Jon’s Movie Review: “San Andreas” Has More Faults Than Fault Lines

San Andreas

California is to destructive, natural disasters what New York is to monster attacks. Both cause large scale destruction and the annihilation of thousands. Of the two, natural disasters are typically the most terrifying because they are the most likely to happen with little or no warning. The keyword being “typically”. In San Andreas, you will be lucky to feel anything (emotionally) besides the thunderous booms of the sound system vibrating the floor.

Dwayne “The Rock” Johnson versus the elements is something we have seen before. We’ve seen him take on wrestlers, mummies, spies, international crime rings with a car fetish, and even tooth fairies. Now he takes on his easiest challenge yet: Mother Nature. He plays Ray, a soon to be divorced father who is part of California’s emergency rescue services. After rescuing a girl whose car was knocked off the road by a small avalanche, he returns home to pick up his daughter Blake (Alexandra Daddario) from his soon to be ex-wife’s, Emma (Carla Gugino), fiance’s, Daniel (Ioan Gruffudd), home. Meanwhile, at the Hoover Dam, scientists Lawrence (Paul Giamatti) and Kim (Will Yun Lee) try to predict earthquakes (we’ll pretend that’s a real thing) and end up being there when one hits, destroying the entire dam and taking Kim with it. Ray must go help the Hoover Dam survivors, and Daniel is taking Blake to school instead of Ray, but first they have to stop by his office building.

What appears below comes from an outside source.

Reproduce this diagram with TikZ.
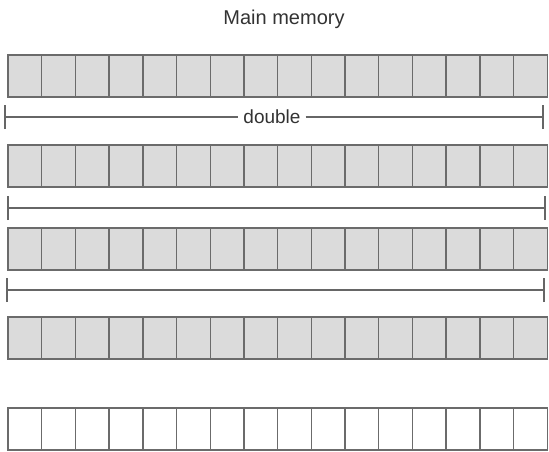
\documentclass[tikz,border=0pt]{standalone}
\usepackage{fontspec}
\setmainfont{Liberation Sans}
\begin{document}
\begin{tikzpicture}[x=1pt,y=-1pt,
  cellfill/.style={draw=black!58,fill=black!14,line width=1.4pt},
  cellempty/.style={draw=black!58,fill=white,line width=1.4pt},
  bracketline/.style={draw=black!60,line width=1.2pt},
  lbl/.style={font=\fontsize{19}{22}\selectfont,text=black!80,inner sep=3pt}]
\useasboundingbox (0,0) rectangle (549,452);
\def\cw{33.7}
\foreach \top in {55,145,228,317}{
  \foreach \i in {0,...,15}{
    \draw[cellfill] (8+\i*\cw,\top) rectangle (8+\i*\cw+\cw,\top+42);
  }
}
\foreach \i in {0,...,15}{
  \draw[cellempty] (8+\i*\cw,408) rectangle (8+\i*\cw+\cw,450);
}
\node[lbl,font=\fontsize{20}{24}\selectfont] (title) at (284,19) {Main memory};
% bracket 1
\coordinate (b1l) at (5,117);
\coordinate (b1r) at (543,117);
\node[lbl,inner sep=5pt] (dbl) at (272,117) {double};
\draw[bracketline] (b1l) -- (dbl.west);
\draw[bracketline] (dbl.east) -- (b1r);
\draw[bracketline] ([yshift=-12pt]b1l) -- ([yshift=12pt]b1l);
\draw[bracketline] ([yshift=-12pt]b1r) -- ([yshift=12pt]b1r);
% bracket 2
\coordinate (b2l) at (8,208);
\coordinate (b2r) at (545,208);
\draw[bracketline] (b2l) -- (b2r);
\draw[bracketline] ([yshift=-12pt]b2l) -- ([yshift=12pt]b2l);
\draw[bracketline] ([yshift=-12pt]b2r) -- ([yshift=12pt]b2r);
% bracket 3
\coordinate (b3l) at (7,290);
\coordinate (b3r) at (544,290);
\draw[bracketline] (b3l) -- (b3r);
\draw[bracketline] ([yshift=-12pt]b3l) -- ([yshift=12pt]b3l);
\draw[bracketline] ([yshift=-12pt]b3r) -- ([yshift=12pt]b3r);
\end{tikzpicture}
\end{document}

Lawrence returns to Cal Tech, but has no time to mourn his friend because he is predicting a catastrophic event to happen along the San Andreas fault line. The entire California coast line is facing the worst earthquakes and aftershocks in recorded history, and Ray’s wife and daughter are right in the center of it. He turns his helicopter around and saves his wife from the top of a crumbling building because he is just that good. With the situation worsening, and his daughter still trapped in the epicenter, it is a race against time and the elements as Ray attempts to unite what is left of his family.

The visual carnage is something out a biblical doomsayer’s wet dream. All of the destruction porn is something people usually flock to, and I am no exception. There is something so satisfying about seeing a cataclysmic event unfold on screen where thousands of people are murdered by mother nature that just makes you reevaluate your life and think, “Things could be worse.” San Andreas didn’t offer this catharsis, or much of anything else. Even as a popcorn flick, this film feels more like a disaster of a movie than a movie about a disaster.

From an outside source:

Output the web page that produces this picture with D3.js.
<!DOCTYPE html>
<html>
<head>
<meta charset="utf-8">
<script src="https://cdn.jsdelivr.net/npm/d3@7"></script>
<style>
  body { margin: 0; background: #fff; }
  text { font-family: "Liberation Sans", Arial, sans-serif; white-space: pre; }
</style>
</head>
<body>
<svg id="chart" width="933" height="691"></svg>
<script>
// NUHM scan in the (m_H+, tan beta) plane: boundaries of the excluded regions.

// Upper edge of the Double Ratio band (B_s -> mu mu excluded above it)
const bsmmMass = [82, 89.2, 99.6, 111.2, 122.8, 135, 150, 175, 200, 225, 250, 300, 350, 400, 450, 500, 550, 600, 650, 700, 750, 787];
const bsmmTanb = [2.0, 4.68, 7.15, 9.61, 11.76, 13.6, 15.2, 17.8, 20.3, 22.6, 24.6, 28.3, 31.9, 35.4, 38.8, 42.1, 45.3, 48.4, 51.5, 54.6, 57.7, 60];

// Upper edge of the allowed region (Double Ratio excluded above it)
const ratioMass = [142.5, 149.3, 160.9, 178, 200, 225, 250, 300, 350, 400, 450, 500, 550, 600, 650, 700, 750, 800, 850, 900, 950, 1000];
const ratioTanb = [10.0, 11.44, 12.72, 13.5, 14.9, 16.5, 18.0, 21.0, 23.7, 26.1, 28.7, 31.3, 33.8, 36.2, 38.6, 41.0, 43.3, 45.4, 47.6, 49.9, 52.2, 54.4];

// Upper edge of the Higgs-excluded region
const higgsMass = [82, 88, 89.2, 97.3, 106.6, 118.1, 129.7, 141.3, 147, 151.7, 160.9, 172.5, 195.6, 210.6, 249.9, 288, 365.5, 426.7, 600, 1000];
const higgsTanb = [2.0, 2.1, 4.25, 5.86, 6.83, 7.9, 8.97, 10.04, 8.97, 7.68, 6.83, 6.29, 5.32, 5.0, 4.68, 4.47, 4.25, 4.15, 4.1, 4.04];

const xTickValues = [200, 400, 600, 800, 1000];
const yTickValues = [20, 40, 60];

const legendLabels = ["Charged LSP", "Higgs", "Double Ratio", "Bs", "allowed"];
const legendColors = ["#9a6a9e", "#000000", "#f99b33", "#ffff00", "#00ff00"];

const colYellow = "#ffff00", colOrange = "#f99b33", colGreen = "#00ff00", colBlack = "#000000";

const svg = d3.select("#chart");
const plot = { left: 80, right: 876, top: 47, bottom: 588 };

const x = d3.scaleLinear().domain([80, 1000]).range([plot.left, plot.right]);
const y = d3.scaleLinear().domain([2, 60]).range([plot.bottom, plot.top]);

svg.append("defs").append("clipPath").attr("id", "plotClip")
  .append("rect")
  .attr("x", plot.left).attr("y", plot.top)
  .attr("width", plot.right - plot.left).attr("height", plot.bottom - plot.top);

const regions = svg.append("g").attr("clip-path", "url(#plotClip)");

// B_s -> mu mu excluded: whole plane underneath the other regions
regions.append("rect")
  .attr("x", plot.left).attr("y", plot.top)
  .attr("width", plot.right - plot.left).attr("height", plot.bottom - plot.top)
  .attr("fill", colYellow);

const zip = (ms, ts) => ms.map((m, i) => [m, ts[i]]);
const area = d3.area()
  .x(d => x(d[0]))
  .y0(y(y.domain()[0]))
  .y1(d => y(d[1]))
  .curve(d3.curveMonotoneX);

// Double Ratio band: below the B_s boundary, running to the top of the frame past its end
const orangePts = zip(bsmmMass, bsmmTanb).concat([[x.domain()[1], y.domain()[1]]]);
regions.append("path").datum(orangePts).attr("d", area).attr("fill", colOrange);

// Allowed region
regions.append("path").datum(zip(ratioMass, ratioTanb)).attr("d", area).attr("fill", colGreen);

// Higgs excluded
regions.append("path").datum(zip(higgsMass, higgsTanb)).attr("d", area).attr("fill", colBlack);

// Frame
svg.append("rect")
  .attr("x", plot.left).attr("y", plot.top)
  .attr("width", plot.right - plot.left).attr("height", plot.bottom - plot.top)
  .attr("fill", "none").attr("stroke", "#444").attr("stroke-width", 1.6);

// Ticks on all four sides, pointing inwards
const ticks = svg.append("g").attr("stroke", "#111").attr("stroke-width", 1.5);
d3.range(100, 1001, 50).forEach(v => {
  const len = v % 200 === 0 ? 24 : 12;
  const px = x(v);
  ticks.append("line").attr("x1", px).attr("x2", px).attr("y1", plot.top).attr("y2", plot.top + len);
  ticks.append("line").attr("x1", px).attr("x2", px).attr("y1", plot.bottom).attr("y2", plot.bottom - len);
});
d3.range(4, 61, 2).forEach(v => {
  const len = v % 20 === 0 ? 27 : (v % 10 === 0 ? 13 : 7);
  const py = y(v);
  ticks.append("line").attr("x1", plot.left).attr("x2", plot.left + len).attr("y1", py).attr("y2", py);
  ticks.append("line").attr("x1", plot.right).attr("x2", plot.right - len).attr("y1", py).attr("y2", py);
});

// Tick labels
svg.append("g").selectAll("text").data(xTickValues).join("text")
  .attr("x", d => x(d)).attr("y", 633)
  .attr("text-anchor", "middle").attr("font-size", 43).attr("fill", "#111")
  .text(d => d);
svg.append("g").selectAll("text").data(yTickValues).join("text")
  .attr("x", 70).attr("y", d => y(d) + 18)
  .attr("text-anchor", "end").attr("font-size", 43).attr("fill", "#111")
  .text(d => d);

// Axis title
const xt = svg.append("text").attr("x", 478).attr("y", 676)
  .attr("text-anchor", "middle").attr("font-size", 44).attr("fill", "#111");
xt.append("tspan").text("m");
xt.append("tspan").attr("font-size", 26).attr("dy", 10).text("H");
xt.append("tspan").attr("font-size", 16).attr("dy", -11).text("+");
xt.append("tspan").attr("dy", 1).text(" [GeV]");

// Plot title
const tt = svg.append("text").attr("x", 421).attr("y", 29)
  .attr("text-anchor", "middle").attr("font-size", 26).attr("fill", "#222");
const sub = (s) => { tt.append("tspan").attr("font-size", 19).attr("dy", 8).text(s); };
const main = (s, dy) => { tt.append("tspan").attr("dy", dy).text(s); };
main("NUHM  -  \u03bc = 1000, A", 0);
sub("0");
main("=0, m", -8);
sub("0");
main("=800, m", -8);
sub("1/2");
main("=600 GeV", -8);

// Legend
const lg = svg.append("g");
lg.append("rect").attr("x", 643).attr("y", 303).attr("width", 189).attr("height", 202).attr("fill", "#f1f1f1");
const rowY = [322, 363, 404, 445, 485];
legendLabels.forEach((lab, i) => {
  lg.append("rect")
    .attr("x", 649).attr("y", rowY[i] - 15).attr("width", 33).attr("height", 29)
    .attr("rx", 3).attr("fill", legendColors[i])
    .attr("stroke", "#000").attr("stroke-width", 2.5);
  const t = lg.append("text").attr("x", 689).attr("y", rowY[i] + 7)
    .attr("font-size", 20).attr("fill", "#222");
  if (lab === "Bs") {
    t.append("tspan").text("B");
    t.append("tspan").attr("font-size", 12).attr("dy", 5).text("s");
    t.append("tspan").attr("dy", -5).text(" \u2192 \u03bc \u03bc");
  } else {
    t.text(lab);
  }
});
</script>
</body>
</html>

The worst thing that can happen in a film like this, is when the characters stop for a period of time so they can have a forced tender moment in between quakes, aftershocks and tsunamis. The emotional parts wouldn’t feel so cheap if there had been as much effort put into character development as there was in making Dwayne Johnson the impossible hero of every scenario. The performances were fine, but what I enjoyed the most was how semi-equally balanced the damsel in distress trope was counterbalanced with the don in distress, making Johnson’s and Daddario’s both heroes.

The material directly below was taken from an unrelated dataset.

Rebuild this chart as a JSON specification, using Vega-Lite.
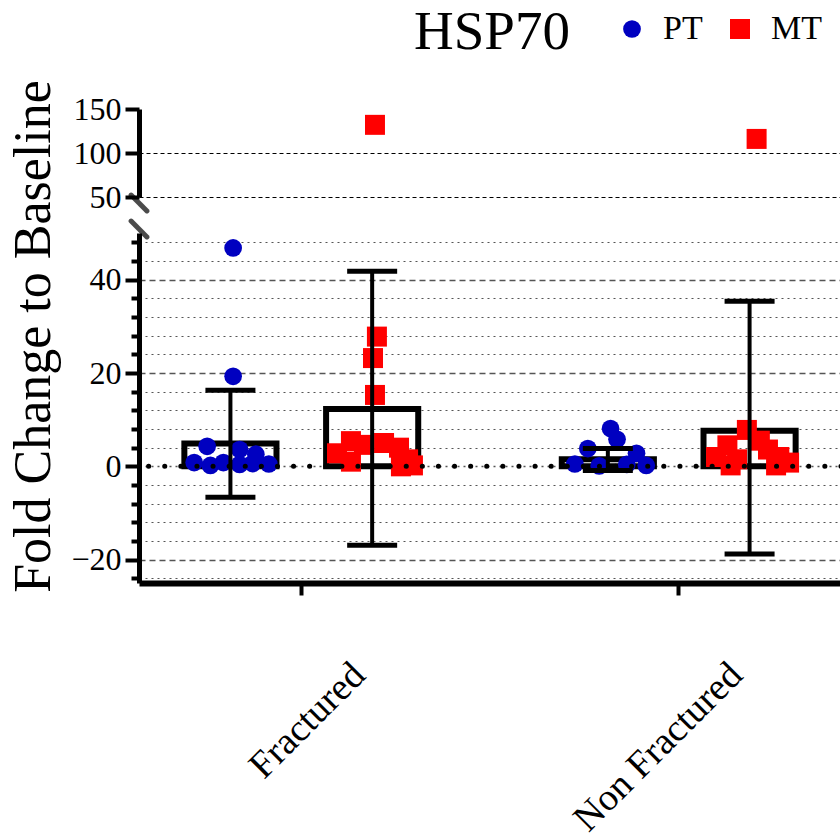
{
  "$schema": "https://vega.github.io/schema/vega-lite/v6.json",
  "padding": {"left": 6, "top": 5, "right": 0, "bottom": 0},
  "background": "white",
  "config": {
    "view": {"stroke": null},
    "font": "Liberation Serif",
    "axis": {"labelFont": "Liberation Serif", "titleFont": "Liberation Serif", "labelColor": "black", "titleColor": "black", "titleFontWeight": "normal"},
    "legend": {"labelFont": "Liberation Serif", "labelFontSize": 34, "labelColor": "black"}
  },
  "datasets": {
    "points": [
      {"group": "Fractured", "series": "PT", "value": 46.8, "jitter": -0.21},
      {"group": "Fractured", "series": "PT", "value": 19.3, "jitter": -0.21},
      {"group": "Fractured", "series": "PT", "value": 4.3, "jitter": -0.29},
      {"group": "Fractured", "series": "PT", "value": 3.6, "jitter": -0.19},
      {"group": "Fractured", "series": "PT", "value": 2.6, "jitter": -0.14},
      {"group": "Fractured", "series": "PT", "value": 0.8, "jitter": -0.33},
      {"group": "Fractured", "series": "PT", "value": 0.2, "jitter": -0.28},
      {"group": "Fractured", "series": "PT", "value": 0.8, "jitter": -0.24},
      {"group": "Fractured", "series": "PT", "value": 0.4, "jitter": -0.19},
      {"group": "Fractured", "series": "PT", "value": 0.6, "jitter": -0.15},
      {"group": "Fractured", "series": "PT", "value": 0.5, "jitter": -0.10},
      {"group": "Non Fractured", "series": "PT", "value": 8.1, "jitter": -0.21},
      {"group": "Non Fractured", "series": "PT", "value": 5.8, "jitter": -0.19},
      {"group": "Non Fractured", "series": "PT", "value": 3.8, "jitter": -0.28},
      {"group": "Non Fractured", "series": "PT", "value": 2.8, "jitter": -0.13},
      {"group": "Non Fractured", "series": "PT", "value": 0.5, "jitter": -0.32},
      {"group": "Non Fractured", "series": "PT", "value": 0.1, "jitter": -0.245},
      {"group": "Non Fractured", "series": "PT", "value": 0.4, "jitter": -0.16},
      {"group": "Non Fractured", "series": "PT", "value": 0.2, "jitter": -0.10},
      {"group": "Fractured", "series": "MT", "value": 132, "jitter": 0.227},
      {"group": "Fractured", "series": "MT", "value": 27.8, "jitter": 0.233},
      {"group": "Fractured", "series": "MT", "value": 23.2, "jitter": 0.221},
      {"group": "Fractured", "series": "MT", "value": 15.3, "jitter": 0.227},
      {"group": "Fractured", "series": "MT", "value": 2.8, "jitter": 0.11},
      {"group": "Fractured", "series": "MT", "value": 5.4, "jitter": 0.153},
      {"group": "Fractured", "series": "MT", "value": 4.6, "jitter": 0.193},
      {"group": "Fractured", "series": "MT", "value": 1.0, "jitter": 0.153},
      {"group": "Fractured", "series": "MT", "value": 5.0, "jitter": 0.255},
      {"group": "Fractured", "series": "MT", "value": 4.0, "jitter": 0.301},
      {"group": "Fractured", "series": "MT", "value": 1.5, "jitter": 0.329},
      {"group": "Fractured", "series": "MT", "value": 0.0, "jitter": 0.307},
      {"group": "Fractured", "series": "MT", "value": 0.2, "jitter": 0.344},
      {"group": "Non Fractured", "series": "MT", "value": 116, "jitter": 0.24},
      {"group": "Non Fractured", "series": "MT", "value": 7.8, "jitter": 0.21},
      {"group": "Non Fractured", "series": "MT", "value": 4.5, "jitter": 0.15},
      {"group": "Non Fractured", "series": "MT", "value": 5.5, "jitter": 0.25},
      {"group": "Non Fractured", "series": "MT", "value": 2.0, "jitter": 0.115},
      {"group": "Non Fractured", "series": "MT", "value": 1.5, "jitter": 0.18},
      {"group": "Non Fractured", "series": "MT", "value": 3.6, "jitter": 0.275},
      {"group": "Non Fractured", "series": "MT", "value": 2.0, "jitter": 0.31},
      {"group": "Non Fractured", "series": "MT", "value": 0.8, "jitter": 0.34},
      {"group": "Non Fractured", "series": "MT", "value": 0.2, "jitter": 0.16},
      {"group": "Non Fractured", "series": "MT", "value": 0.2, "jitter": 0.30}
    ],
    "summary": [
      {"group": "Fractured", "series": "PT", "mean": 4.9, "lo": -6.6, "hi": 16.3},
      {"group": "Fractured", "series": "MT", "mean": 12.3, "lo": -16.9, "hi": 41.8},
      {"group": "Non Fractured", "series": "PT", "mean": 1.5, "lo": -0.9, "hi": 3.8},
      {"group": "Non Fractured", "series": "MT", "mean": 7.6, "lo": -18.8, "hi": 35.4}
    ]
  },
  "bounds": "flush",
  "spacing": 36,
  "resolve": {
    "scale": {"x": "independent", "y": "independent", "color": "independent", "shape": "independent", "size": "independent"},
    "legend": {"color": "independent", "shape": "independent", "size": "independent"}
  },
  "vconcat": [
    {
      "width": 702,
      "height": 88,
      "title": {"text": "HSP70", "font": "Liberation Serif", "fontSize": 55, "fontWeight": "normal", "color": "black", "anchor": "start", "frame": "group", "dx": 275, "offset": -49},
      "resolve": {"scale": {"xOffset": "independent"}},
      "layer": [
        {
          "data": {"name": "points"},
          "transform": [{"filter": "datum.value > 50"}],
          "mark": {"type": "point", "filled": true, "opacity": 1},
          "encoding": {
            "x": {"field": "group", "type": "nominal", "scale": {"type": "band", "domain": ["Fractured", "Non Fractured"], "paddingInner": 0.14, "paddingOuter": 0}, "axis": null},
            "xOffset": {"field": "jitter", "type": "quantitative", "scale": {"domain": [-0.5, 0.5]}},
            "y": {"field": "value", "type": "quantitative", "scale": {"domain": [50, 150], "nice": false, "zero": false},
              "axis": {"title": null, "values": [50, 100, 150], "tickCount": 50, "labelFont": "Liberation Serif", "labelFontSize": 32, "labelPadding": 4, "labelFlush": false,
                "domainWidth": 5, "domainColor": "black", "tickSize": 14, "tickWidth": 4, "tickColor": "black",
                "grid": true, "gridColor": "black", "gridWidth": 1.2, "gridDash": [4, 3],
                "gridOpacity": {"condition": {"test": "datum.value >= 150", "value": 0}, "value": 1}}},
            "color": {"field": "series", "type": "nominal", "scale": {"domain": ["PT", "MT"], "range": ["#0000c0", "#ff0000"]},
              "legend": {"title": null, "orient": "none", "direction": "horizontal", "legendX": 476, "legendY": -97, "labelOffset": 14, "columnPadding": 20, "padding": 0, "symbolStrokeWidth": 0, "labelFont": "Liberation Serif"}},
            "shape": {"field": "series", "type": "nominal", "scale": {"domain": ["PT", "MT"], "range": ["circle", "square"]}},
            "size": {"field": "series", "type": "nominal", "scale": {"domain": ["PT", "MT"], "range": [314, 400]}}
          }
        },
        {
          "data": {"values": [{"mark": "break"}]},
          "mark": {"type": "point", "shape": "M-1,-1L1,1", "filled": false, "stroke": "black", "strokeWidth": 5, "strokeCap": "round", "size": 250, "yOffset": 6},
          "encoding": {
            "x": {"datum": "Fractured", "bandPosition": 0},
            "y": {"datum": 50}
          }
        }
      ]
    },
    {
      "width": 702,
      "height": 350,
      "resolve": {"scale": {"xOffset": "independent"}},
      "layer": [
        {
          "data": {"name": "summary"},
          "mark": {"type": "bar", "fill": "white", "fillOpacity": 0, "stroke": "black", "strokeWidth": 6},
          "encoding": {
            "x": {"field": "group", "type": "nominal", "scale": {"type": "band", "domain": ["Fractured", "Non Fractured"], "paddingInner": 0.14, "paddingOuter": 0},
              "axis": {"title": null, "labelFont": "Liberation Serif", "labelAngle": -45, "labelAlign": "right", "labelBaseline": "middle", "labelFontSize": 38, "labelOffset": 58, "labelPadding": 74,
                "tickSize": 12, "tickWidth": 4, "tickColor": "black", "domainWidth": 6, "domainColor": "black", "labelLimit": 400, "labelOverlap": false, "grid": false}},
            "xOffset": {"field": "series", "type": "nominal", "scale": {"domain": ["PT", "MT"], "paddingInner": 0.35, "paddingOuter": 0.32}},
            "y": {"field": "mean", "type": "quantitative", "scale": {"domain": [-25, 50], "nice": false, "zero": false},
              "axis": {"title": "Fold Change to Baseline", "titleFont": "Liberation Serif", "titleFontSize": 52, "titleX": -90, "titleY": 103, "titleAngle": 270, "titleBaseline": "alphabetic", "titleAlign": "center",
                "values": [-24, -20, -16, -12, -8, -4, 0, 4, 8, 12, 16, 20, 24, 28, 32, 36, 40, 44, 48],
                "tickCount": 100,
                "labelExpr": "datum.value % 20 === 0 ? datum.label : ''",
                "labelFont": "Liberation Serif", "labelFontSize": 32, "labelPadding": 4, "labelFlush": false, "labelOverlap": false,
                "domainWidth": 5, "domainColor": "black", "tickWidth": 4, "tickColor": "black",
                "tickSize": {"condition": {"test": "datum.value % 20 === 0", "value": 14}, "value": 8},
                "grid": true, "gridColor": "#555555",
                "gridWidth": {"condition": {"test": "datum.value % 20 === 0", "value": 1.6}, "value": 1.2},
                "gridDash": {"condition": {"test": "datum.value % 20 === 0 && datum.value !== 0", "value": [6, 4]}, "value": [2, 4]}}},
            "y2": {"datum": 0}
          }
        },
        {
          "data": {"name": "points"},
          "transform": [{"filter": "datum.value <= 50"}],
          "mark": {"type": "point", "filled": true, "opacity": 1},
          "encoding": {
            "x": {"field": "group", "type": "nominal"},
            "xOffset": {"field": "jitter", "type": "quantitative", "scale": {"domain": [-0.5, 0.5]}},
            "y": {"field": "value", "type": "quantitative"},
            "color": {"field": "series", "type": "nominal", "scale": {"domain": ["PT", "MT"], "range": ["#0000c0", "#ff0000"]}, "legend": null},
            "shape": {"field": "series", "type": "nominal", "scale": {"domain": ["PT", "MT"], "range": ["circle", "square"]}, "legend": null},
            "size": {"field": "series", "type": "nominal", "scale": {"domain": ["PT", "MT"], "range": [314, 400]}, "legend": null}
          }
        },
        {
          "data": {"name": "summary"},
          "mark": {"type": "rule", "color": "black", "strokeWidth": 4},
          "encoding": {
            "x": {"field": "group", "type": "nominal"},
            "xOffset": {"field": "series", "type": "nominal", "scale": {"domain": ["PT", "MT"], "paddingInner": 0.35, "paddingOuter": 0.32}},
            "y": {"field": "lo", "type": "quantitative"},
            "y2": {"field": "hi"}
          }
        },
        {
          "data": {"name": "summary"},
          "mark": {"type": "tick", "orient": "horizontal", "color": "black", "size": 50, "thickness": 5, "opacity": 1},
          "encoding": {
            "x": {"field": "group", "type": "nominal"},
            "xOffset": {"field": "series", "type": "nominal", "scale": {"domain": ["PT", "MT"], "paddingInner": 0.35, "paddingOuter": 0.32}},
            "y": {"field": "lo", "type": "quantitative"}
          }
        },
        {
          "data": {"name": "summary"},
          "mark": {"type": "tick", "orient": "horizontal", "color": "black", "size": 50, "thickness": 5, "opacity": 1},
          "encoding": {
            "x": {"field": "group", "type": "nominal"},
            "xOffset": {"field": "series", "type": "nominal", "scale": {"domain": ["PT", "MT"], "paddingInner": 0.35, "paddingOuter": 0.32}},
            "y": {"field": "hi", "type": "quantitative"}
          }
        },
        {
          "data": {"values": [{"mark": "zero"}]},
          "mark": {"type": "rule", "color": "black", "strokeWidth": 5, "strokeDash": [0.1, 16], "strokeCap": "round"},
          "encoding": {"y": {"datum": 0}}
        },
        {
          "data": {"values": [{"mark": "break"}]},
          "mark": {"type": "point", "shape": "M-1,-1L1,1", "filled": false, "stroke": "black", "strokeWidth": 5, "strokeCap": "round", "size": 250, "yOffset": -4},
          "encoding": {
            "x": {"datum": "Fractured", "bandPosition": 0},
            "y": {"datum": 50}
          }
        }
      ]
    }
  ]
}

The sound design was great if you actually wanted to be put into their deafening scenario. The concussion cacophony was so harsh, that after sitting through two hours of it, you’ll more than likely be going home with a disappointing headache. Not to be confused with the happy headache you go home with after standing at the front of the stage, next to the speakers, of your favorite rock band. Even the hardest Rock groupie might find this film very trying on the nerves/ear drums.

Brad Peyton’s direction feels like he is channeling the great destruction artist Roland Emmerich, but unfortunately Peyton is lacking in some key areas. Emmerich typically gives us both the “pop” and “corn” in his apocalyptic popcorn flicks. He fully commits to his films by making sure the popping visual elements are offset by the often corny dialogue and sappy drama, giving the heavy subject matter accents of light humor. It’s a proven method that has even been adopted in the multitudes of B-movies the Syfy channel churns out. Peyton’s film succeeds on the visual front, but is catastrophically crippled in every other area.


San Andreas is a blue ruin of borrowed elements that even The Rock was unable to save. To say this film was not ground-breaking is an understatement because even as an escapist treat, this film has no traction. Any friction or tension you feel from the film is less the effect of the story and the characters, and more than likely from the shifting of the tectonic plates.